При упоминании имени господина Сангаре Сумейлат вздрогнул, но виду не подал и обещал проводить.
— Это недалеко, возле памятника,— пояснил он.
В Гао, как и в большинстве африканских городов, названия улиц отсутствуют. Город делится на районы, а нужный дом в районе отыскать проще простого, только спроси. Живут люди у рынка, живут у дворца — значит, неподалеку от мэрии, у гончаров живут. А вот у памятника?.. О памятниках в Гао, в нашем понимании этого слова, я, признаюсь, ничего не слышал и таковых не обнаружил, гуляя по городу. Не принимать же в расчет погребальные стелы на старом мусульманском кладбище, открытые археологами в 1939 году и свидетельствующие о связях между Гао и арабской Испанией. Поэтому я переспросил Сумейлата, не оговорился ли он? Получив отрицательный ответ, удивился еще больше.
— Кому памятник?
— Не кому, а чему. Меридиану, через Гао проходит нулевой меридиан.
— Гринвичский?
— Наверное. Вот он,— Сумейлат кивнул головой.
Это был каменный столб с надписью, возвещающей, что именно в этом месте проходит главный меридиан Земли. Шагнул вправо — отсчитываешь восточную долготу, шагнул влево — западную.
Сейчас меня это не забавляло. Не проходило неприятное ощущение после разговора в банке. Что за чертовщина? Почему должны идти к неизвестно какому коммерсанту? К этим вопросам примешивался еще один, который я изо всех сил гнал прочь: неужели, пройдя через пески Сахары, мы бесславно окончим путешествие в Гао из-за самовольства банка, не признающего всесильный доллар?
Дом, где располагалась контора господина Сангаре, ничем не выделялся из ряда одноэтажных глинобитных домов, образующих сплошную стену и защищающих от песчаных бурь обитателей и задние дворы. Однообразие построек подчеркивалось еще и тем, что у зданий не было окон — одни только двери. В домах, где хозяева торговали, сразу за дверью начинался прилавок.

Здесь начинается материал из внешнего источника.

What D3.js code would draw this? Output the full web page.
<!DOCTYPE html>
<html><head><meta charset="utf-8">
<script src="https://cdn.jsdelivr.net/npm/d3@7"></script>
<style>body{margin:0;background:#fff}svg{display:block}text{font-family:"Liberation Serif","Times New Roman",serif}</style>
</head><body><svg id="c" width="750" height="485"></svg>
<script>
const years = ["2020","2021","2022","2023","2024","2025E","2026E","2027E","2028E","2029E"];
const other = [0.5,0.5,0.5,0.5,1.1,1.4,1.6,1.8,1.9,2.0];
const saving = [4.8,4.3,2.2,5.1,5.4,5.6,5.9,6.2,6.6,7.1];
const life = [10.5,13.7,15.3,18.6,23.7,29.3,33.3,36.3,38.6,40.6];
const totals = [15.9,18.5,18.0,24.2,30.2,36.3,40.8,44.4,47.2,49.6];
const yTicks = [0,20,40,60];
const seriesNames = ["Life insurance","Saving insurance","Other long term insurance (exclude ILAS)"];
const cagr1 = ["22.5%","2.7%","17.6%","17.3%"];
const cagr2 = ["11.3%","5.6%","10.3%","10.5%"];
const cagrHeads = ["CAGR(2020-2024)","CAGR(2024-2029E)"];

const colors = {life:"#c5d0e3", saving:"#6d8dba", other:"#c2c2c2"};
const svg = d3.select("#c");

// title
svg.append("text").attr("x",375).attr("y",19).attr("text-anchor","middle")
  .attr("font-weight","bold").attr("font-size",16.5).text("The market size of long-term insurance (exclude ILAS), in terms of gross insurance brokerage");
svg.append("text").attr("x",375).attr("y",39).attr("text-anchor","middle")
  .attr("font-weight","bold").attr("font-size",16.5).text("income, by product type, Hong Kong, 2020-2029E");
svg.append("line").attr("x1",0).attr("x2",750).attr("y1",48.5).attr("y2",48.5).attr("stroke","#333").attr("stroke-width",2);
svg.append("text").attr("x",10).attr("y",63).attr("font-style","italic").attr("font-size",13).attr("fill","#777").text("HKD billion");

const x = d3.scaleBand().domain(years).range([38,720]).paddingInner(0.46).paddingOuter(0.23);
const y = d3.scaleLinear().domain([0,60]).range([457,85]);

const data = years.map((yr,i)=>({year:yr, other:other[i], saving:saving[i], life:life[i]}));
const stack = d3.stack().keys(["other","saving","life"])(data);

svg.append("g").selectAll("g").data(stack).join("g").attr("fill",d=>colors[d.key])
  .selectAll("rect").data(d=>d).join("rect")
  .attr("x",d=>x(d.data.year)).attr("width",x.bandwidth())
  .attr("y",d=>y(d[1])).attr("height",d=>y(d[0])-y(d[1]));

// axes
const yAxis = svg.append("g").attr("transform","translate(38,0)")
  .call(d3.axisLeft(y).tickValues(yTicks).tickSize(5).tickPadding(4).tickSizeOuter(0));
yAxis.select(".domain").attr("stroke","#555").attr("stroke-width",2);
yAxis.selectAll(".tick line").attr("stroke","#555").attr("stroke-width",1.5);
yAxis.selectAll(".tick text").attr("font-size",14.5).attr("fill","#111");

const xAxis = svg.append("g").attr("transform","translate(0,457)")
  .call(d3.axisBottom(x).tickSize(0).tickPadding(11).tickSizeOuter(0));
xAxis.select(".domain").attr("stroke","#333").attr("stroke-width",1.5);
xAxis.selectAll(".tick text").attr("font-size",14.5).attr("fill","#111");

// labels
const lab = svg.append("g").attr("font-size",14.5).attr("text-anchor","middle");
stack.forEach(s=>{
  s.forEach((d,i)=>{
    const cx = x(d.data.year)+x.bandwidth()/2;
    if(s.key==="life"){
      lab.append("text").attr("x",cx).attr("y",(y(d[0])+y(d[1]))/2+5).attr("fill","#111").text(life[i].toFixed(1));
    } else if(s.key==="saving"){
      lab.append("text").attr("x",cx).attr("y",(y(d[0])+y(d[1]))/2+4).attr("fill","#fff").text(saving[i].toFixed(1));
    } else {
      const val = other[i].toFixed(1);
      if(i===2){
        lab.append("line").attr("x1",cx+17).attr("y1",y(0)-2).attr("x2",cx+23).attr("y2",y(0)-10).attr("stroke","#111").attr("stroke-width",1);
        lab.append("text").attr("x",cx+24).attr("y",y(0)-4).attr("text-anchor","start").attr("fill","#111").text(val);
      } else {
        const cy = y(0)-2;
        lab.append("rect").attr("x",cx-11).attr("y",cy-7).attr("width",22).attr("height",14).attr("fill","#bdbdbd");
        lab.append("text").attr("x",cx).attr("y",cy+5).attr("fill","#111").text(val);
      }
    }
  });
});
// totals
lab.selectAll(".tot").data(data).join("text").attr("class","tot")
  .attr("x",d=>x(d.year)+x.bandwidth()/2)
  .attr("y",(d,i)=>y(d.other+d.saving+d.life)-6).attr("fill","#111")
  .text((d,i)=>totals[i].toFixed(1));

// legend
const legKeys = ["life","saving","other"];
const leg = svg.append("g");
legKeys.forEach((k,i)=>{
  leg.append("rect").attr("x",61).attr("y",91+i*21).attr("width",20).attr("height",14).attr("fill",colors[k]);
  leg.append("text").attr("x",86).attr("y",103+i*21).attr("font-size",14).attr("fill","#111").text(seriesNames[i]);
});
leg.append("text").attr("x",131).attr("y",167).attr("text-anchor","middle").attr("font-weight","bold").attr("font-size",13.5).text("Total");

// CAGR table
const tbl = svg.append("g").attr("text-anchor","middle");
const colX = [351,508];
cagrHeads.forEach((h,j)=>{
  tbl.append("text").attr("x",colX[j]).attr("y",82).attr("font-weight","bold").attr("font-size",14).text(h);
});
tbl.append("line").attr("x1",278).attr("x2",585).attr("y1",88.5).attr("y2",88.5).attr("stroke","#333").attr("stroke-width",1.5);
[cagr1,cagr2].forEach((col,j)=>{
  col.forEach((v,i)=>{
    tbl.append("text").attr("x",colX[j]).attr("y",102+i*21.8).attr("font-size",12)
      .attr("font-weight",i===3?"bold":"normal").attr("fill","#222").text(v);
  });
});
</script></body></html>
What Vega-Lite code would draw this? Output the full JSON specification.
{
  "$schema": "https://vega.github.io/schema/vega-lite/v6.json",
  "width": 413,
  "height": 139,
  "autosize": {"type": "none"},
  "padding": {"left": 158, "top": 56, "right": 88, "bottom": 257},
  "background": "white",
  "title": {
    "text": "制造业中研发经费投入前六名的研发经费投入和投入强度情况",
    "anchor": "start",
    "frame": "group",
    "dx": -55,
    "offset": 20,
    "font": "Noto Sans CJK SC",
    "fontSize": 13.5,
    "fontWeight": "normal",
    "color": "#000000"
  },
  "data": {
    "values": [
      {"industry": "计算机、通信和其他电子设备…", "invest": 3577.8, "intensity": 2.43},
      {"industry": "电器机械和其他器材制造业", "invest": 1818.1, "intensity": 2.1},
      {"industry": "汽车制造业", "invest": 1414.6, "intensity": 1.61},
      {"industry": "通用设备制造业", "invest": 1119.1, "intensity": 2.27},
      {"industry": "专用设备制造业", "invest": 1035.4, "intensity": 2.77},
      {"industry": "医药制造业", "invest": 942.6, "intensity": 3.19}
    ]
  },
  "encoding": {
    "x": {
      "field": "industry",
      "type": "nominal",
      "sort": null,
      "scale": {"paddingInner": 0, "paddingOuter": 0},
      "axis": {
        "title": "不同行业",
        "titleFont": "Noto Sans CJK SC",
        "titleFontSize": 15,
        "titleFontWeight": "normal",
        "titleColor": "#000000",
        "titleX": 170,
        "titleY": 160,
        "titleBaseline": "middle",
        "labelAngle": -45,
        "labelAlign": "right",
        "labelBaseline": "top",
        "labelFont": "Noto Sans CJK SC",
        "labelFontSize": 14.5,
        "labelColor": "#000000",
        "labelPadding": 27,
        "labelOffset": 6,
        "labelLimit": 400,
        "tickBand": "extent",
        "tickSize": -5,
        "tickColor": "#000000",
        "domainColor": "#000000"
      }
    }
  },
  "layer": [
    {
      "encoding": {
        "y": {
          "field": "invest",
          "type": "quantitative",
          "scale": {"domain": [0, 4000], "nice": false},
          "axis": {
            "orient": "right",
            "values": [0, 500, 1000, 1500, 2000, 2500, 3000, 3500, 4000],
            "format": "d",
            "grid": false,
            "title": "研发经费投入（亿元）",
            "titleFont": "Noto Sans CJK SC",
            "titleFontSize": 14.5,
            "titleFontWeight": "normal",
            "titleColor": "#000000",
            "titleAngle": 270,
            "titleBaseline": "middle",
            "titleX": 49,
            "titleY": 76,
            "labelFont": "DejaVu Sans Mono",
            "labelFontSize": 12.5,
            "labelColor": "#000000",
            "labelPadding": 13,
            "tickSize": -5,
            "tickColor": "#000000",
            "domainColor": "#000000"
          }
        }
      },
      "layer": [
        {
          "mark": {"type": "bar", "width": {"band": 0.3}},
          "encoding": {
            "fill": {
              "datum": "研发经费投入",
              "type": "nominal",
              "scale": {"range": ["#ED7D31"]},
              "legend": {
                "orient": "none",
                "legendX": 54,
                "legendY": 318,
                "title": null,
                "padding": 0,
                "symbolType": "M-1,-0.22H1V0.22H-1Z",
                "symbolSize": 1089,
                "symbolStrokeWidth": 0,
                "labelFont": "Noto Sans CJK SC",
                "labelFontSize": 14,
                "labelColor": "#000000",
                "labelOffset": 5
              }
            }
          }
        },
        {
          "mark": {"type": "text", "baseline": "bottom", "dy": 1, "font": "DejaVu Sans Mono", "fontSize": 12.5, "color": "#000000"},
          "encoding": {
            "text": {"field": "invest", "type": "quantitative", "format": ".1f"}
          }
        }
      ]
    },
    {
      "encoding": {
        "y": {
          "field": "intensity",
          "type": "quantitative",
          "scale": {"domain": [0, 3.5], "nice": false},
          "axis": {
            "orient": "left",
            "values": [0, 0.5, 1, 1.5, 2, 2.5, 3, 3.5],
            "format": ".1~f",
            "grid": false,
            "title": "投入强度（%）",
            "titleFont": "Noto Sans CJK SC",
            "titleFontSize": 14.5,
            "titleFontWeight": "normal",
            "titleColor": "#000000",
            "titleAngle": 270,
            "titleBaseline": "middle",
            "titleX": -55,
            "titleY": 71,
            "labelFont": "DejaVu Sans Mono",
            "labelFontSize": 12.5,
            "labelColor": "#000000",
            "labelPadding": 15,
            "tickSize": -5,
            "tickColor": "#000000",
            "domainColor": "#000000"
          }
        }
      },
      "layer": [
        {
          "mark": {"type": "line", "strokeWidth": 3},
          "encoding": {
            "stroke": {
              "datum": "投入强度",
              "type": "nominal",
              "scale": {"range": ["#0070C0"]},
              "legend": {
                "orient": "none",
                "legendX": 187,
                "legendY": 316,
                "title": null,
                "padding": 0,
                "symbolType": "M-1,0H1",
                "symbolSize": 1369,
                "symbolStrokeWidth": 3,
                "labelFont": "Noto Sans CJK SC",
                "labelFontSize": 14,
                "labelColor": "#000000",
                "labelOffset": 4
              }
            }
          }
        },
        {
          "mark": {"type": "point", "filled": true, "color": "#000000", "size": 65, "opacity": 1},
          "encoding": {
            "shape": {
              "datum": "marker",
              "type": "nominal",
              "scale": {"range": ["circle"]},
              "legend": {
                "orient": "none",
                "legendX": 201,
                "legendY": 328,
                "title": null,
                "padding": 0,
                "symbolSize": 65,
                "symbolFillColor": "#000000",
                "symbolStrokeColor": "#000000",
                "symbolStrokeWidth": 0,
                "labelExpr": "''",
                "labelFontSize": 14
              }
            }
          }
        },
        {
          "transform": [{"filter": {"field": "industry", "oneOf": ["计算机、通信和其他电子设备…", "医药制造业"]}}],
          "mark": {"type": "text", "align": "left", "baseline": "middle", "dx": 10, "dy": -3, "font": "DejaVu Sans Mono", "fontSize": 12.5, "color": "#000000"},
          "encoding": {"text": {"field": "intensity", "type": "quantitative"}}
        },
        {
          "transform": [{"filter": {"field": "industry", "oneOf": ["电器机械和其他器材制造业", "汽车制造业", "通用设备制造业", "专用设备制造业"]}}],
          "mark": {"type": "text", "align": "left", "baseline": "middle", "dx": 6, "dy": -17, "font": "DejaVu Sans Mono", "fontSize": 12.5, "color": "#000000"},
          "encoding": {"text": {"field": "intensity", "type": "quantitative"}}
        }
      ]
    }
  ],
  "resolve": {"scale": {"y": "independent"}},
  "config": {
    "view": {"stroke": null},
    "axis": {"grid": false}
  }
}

В учреждение господина Сангаре вело сразу две двери. Через первую проходили люди, близкие хозяину, через вторую — посетители. Мы, естественно, вошли через вторую.
Помещение, куда мы попали, представляло своего рода зал ожидания. Те, кому не хватило мест на лавках, сидели на земле. Вентиляция начисто отсутствовала, отчего, казалось, не только воздух, но и сами стены пропитались тяжелым аммиачно-кислым запахом пота. Занавесь из светлой ткани отделяла зал ожидания от помещения поменьше, собственно приемной господина Сангаре.
По доносившимся оттуда звукам можно было легко догадаться о происходящем. Посетители жаловались и просили о чем-то, подкрепляя просьбы всхлипываниями, а иногда и рыданиями. Уверенный голос хозяина оказывал на них прямо-таки гипнотическое воздействие. Иногда, правда, хозяин срывался, хлопал ладонью по столу, и от этого удара одновременно вздрагивали все посетители по эту сторону занавеси. Воцарялось гробовое молчание. Поворачивался ключ в замке, лязгала задвижка, и дверца сейфа тяжело открывалась. Проситель боялся пошевелиться, чтобы, паче чаяния, господин Сангаре в столь ответственный момент не передумал. В тишине слышалось шуршание денег, шелест бумаг. Затем следовали многочисленные слова благодарности.
Постояв немного в духоте, мы вышли на улицу. Спустя несколько минут появился Сумейлат:
— Сейчас вас примут, я послал сообщить хозяину.
Николай не успел еще докурить сигарету, как из двери для почетных гостей высунулась мужская голова, и нам кивнули: «Заходите!» Пропуская нас, Сумейлат вошел последним, но в приемной протиснулся вперед и буквально вцепился в левое плечо коммерсанта, склонив голову. Потом, на улице, Сумейлат объяснит, что так приветствуют родителей или близких родственников, но только самые пожилые и уважаемые подставляют плечо. Чем выше степень уважения, тем выше от кисти к плечу поднимается рука приветствующего. За плечо здороваются с отцом отца. Позже Сумейлат объяснит и причину его отношения к коммерсанту, а пока перед нами в кресле сидел, слегка развалясь, седой человек арабской наружности.